Systematic trends in structural and thermodynamic properties of ternary oxides in the systems Ln-Pd-O (Ln = lanthanide element)

Abstract

Isothermal sections of the phase diagrams for the systems Ln-Pd-O (Ln = lanthanide element) at 1223 K indicate the presence of two inter-oxide compounds Ln₄PdO₇ and Ln₂Pd₂O₅ for Ln = La, Pr, Nd, Sm, three compounds Ln₄PdO₇, Ln₂PdO₄ and Ln₂Pd₂O₅ for Ln = Eu, Gd and only one compound of Ln₂Pd₂O₅ for Ln = Tb to Ho. The lattice parameters of the compounds Ln₄PdO₇, Ln₂PdO₄ and Ln₂Pd₂O₅ show systematic non-linear variation with atomic number.

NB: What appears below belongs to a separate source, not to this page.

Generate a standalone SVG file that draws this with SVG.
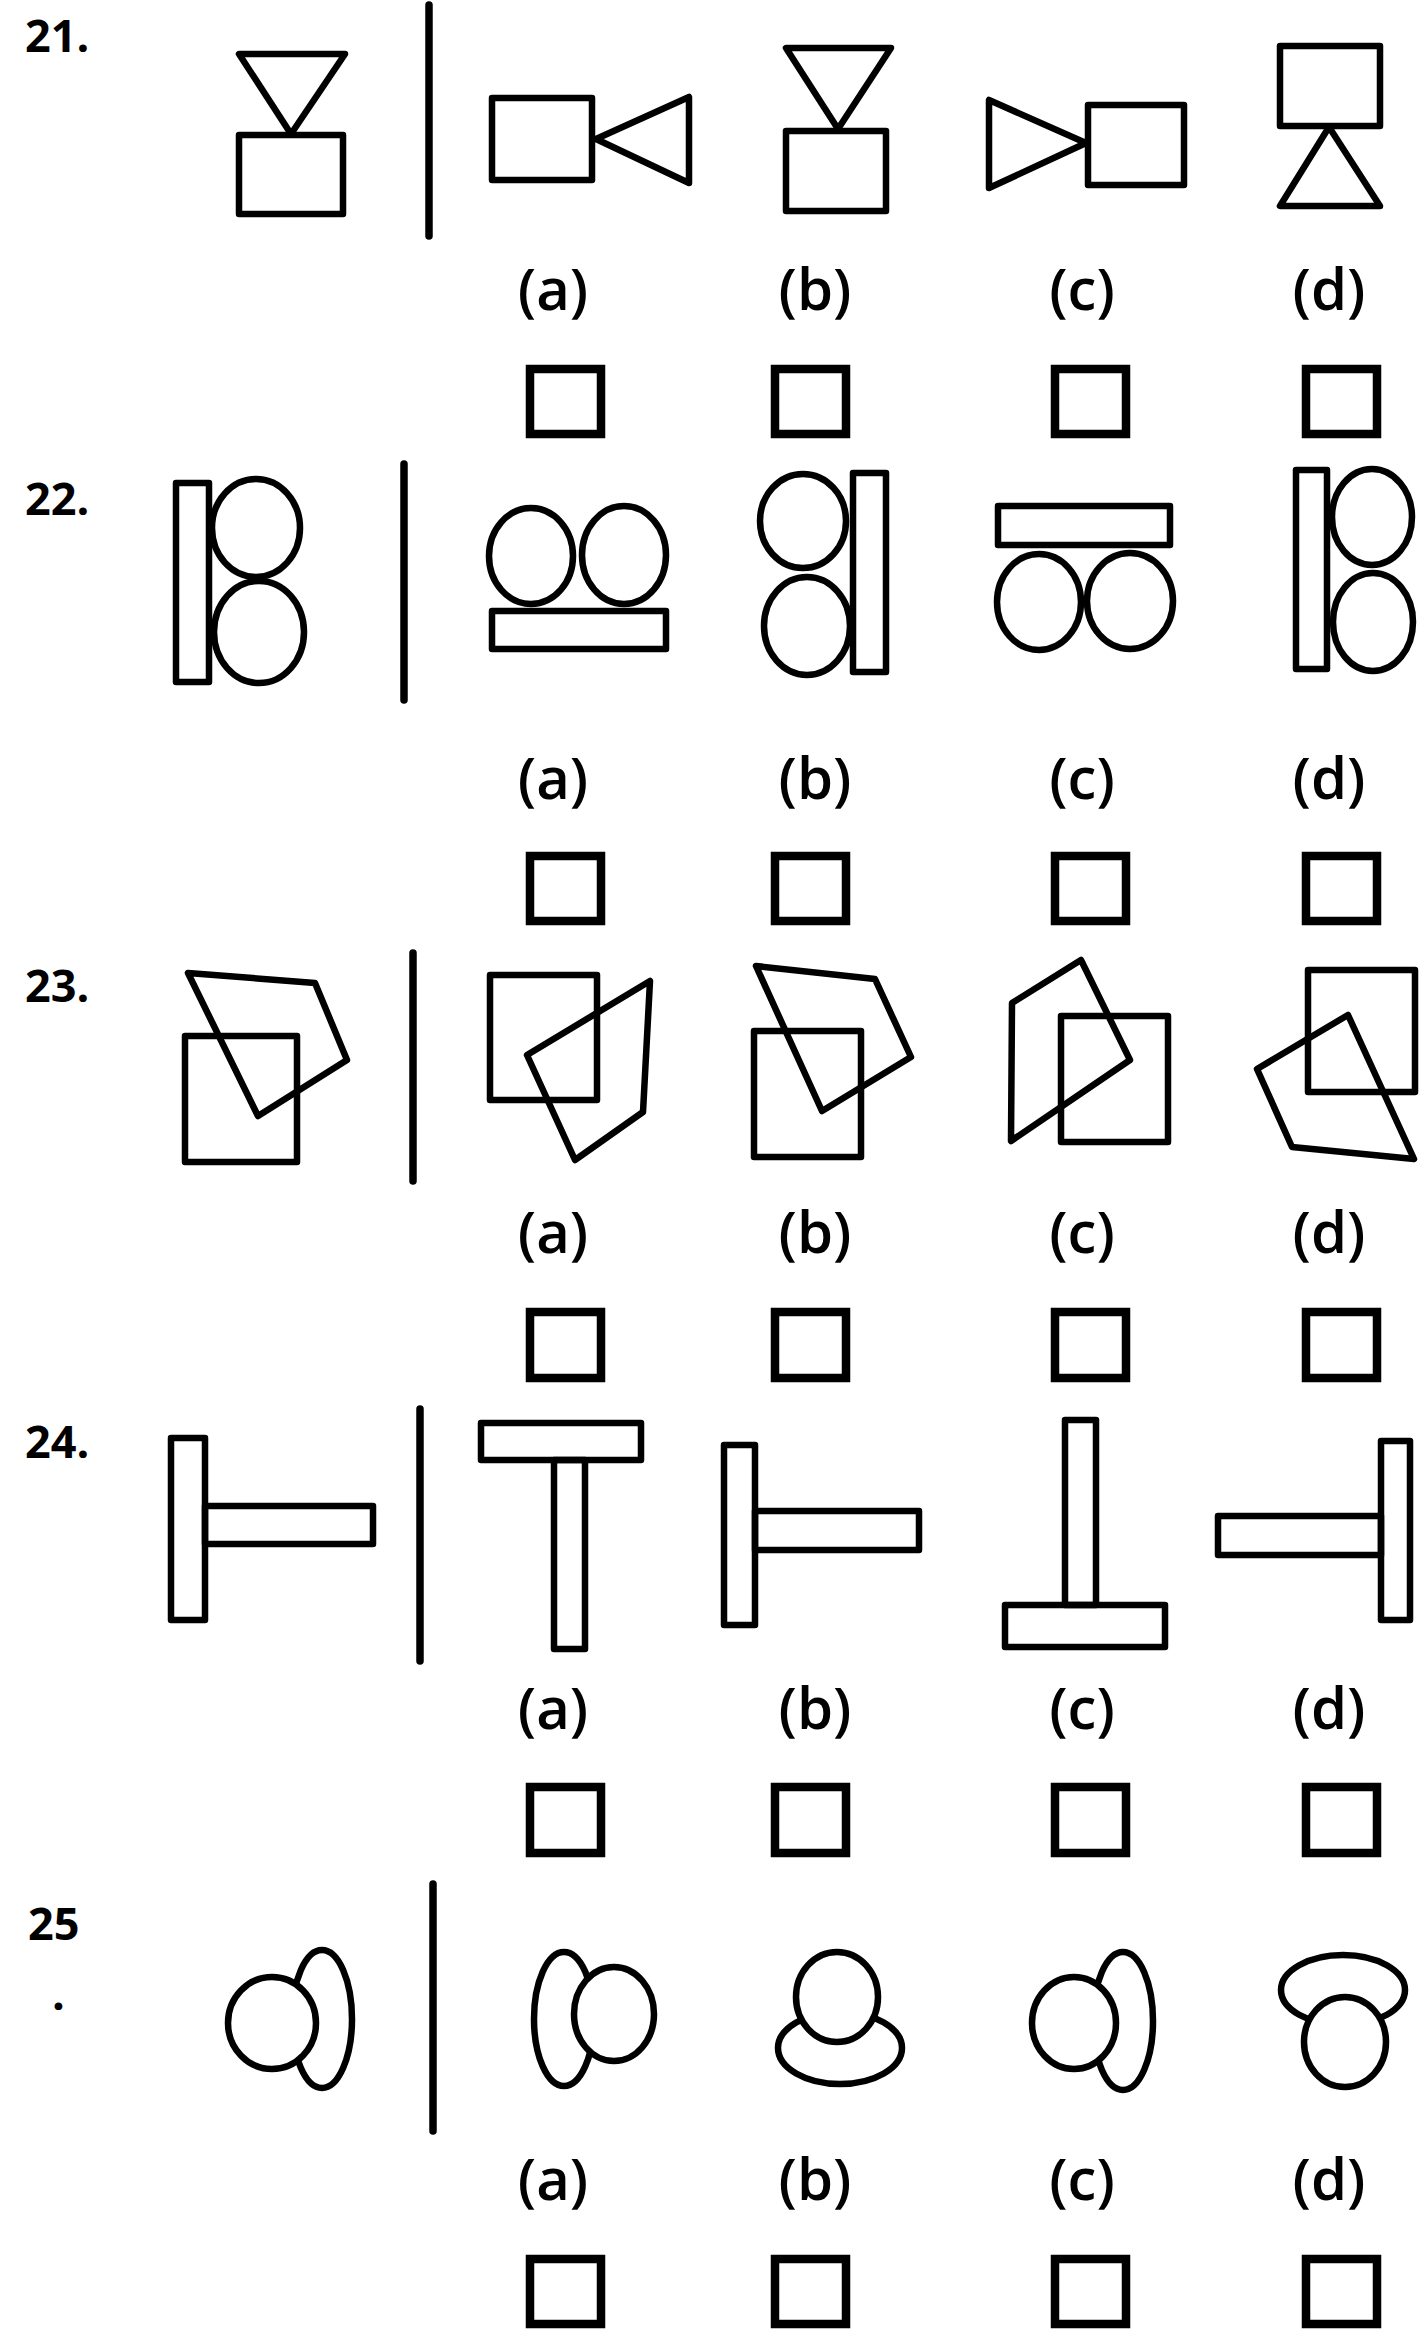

The unit cell volumes decrease with increasing atomic number. The standard Gibbs energies, enthalpies and entropies of formation of the ternary oxides from their component binary oxides (Ln₂O₃ and PdO) have been measured recently using an advanced version of the solid-state electrochemical cell. The Gibbs energies and enthalpies of formation become less negative with increasing atomic number of Ln. For all the three compounds, the variation in Gibbs energy and enthalpy of formation with atomic number is markedly non-linear. The decrease in stability with atomic number is most pronounced for Ln₂Pd₂O₅, followed by Ln₄PdO₇ and Ln₂PdO₄. This is probably related to the repulsion between Pd²⁺ ions on the opposite phases of O₈ cubes in Ln₂Pd₂O₅, and the presence of Ln-filled O₈ cubes that share three faces with each other in Ln₄PdO₇. The values for entropy of formation of all the ternary oxides from their component binary oxides are relatively small. Although the entropies of formation show some scatter, the average value for Ln = La, Pr, Nd is more negative than the average value for the other lanthanide elements. From this difference, an average value for the structure transformation entropy of Ln₂O₃ from C-type to A-type is estimated as 0.87 J.mol⁻¹.K⁻¹. The standard Gibbs energies of formation of these ternary oxides from elements at 1223 K are presented as a function of lanthanide atomic number. By invoking the Neumann-Kopp rule for heat capacity, thermodynamic properties of the inter-oxide compounds at 298.15 K are estimated.